Researchers at Harvard and Northeastern say Google’s Flu Trends service, which tries to predict flu outbreaks based on search activity, has become less reliable over time. They say the effects of even small changes such as those to Google’s own autosuggest tool may have been allowed to mount up and call it a lesson for using “big data.”
The logic behind Google Flu Trends, which dates back to 2008, is simple enough: the sheer number of people making Google searches means that as an outbreak begins in a particular area, the number of searches relating to relevant symptoms measurably increases. In turn Google may be able to predict increases in cases of flu before the numbers of diagnosed cases reflect that increase.
According to the Harvard and Northeastern research, published in Science, the Google predictions have been getting increasingly less accurate. It says that in a 108 week period between August 2011 and September 2013, Google’s predictions for the US proved markedly higher than the real figures in 100 weeks. (Pictured – credit Harvard University.)
The researchers dismiss one possible explanation, which is that media-fuelled panics caused people who didn’t have flu to make searches online. Instead they note another possibility: that Google has updated its autosuggestions and search results rankings so that people who search for symptoms such as “fever” or “cough” are more likely to see, and go on to select, options to search for flu-related terms such as distinguishing a cold from the flu.
According to the researchers, Google’s use of other people’s search activity to make suggestions may exaggerate the problem with a snowball effect: the more people search for flu-related terms, the more people are given the suggestion to search for flu-related terms. That could mean that while the basic direction of Google Flu Trends mirrors reality, the scale of the trend movements is overblown.
The paper draws two main conclusions. The first is that the problems highlight what the researchers call “big data hubris”, the mistaken belief that simply increasing the quantity of data collected for analysis is enough to improve results even without also working on the quality of analysis.

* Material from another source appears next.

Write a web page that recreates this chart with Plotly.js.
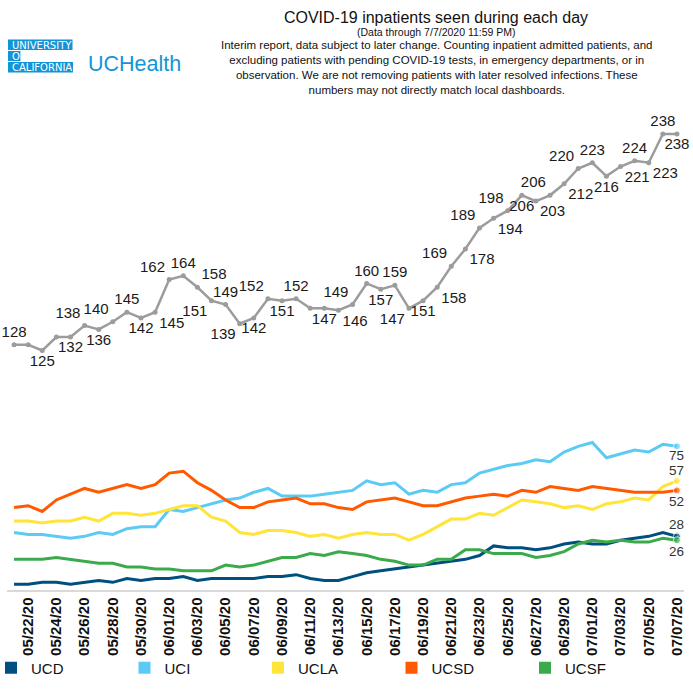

The second is a criticism of Google keeping so much of the detail of both its methodology and the data secret, even in aggregated form. According to the researchers, Google making more information available would benefit society:
Google is a business, but it also holds in trust data on the desires, thoughts, and the connections of humanity. Making money “without doing evil” (paraphrasing Google’s motto) is not enough when it is feasible to do so much good.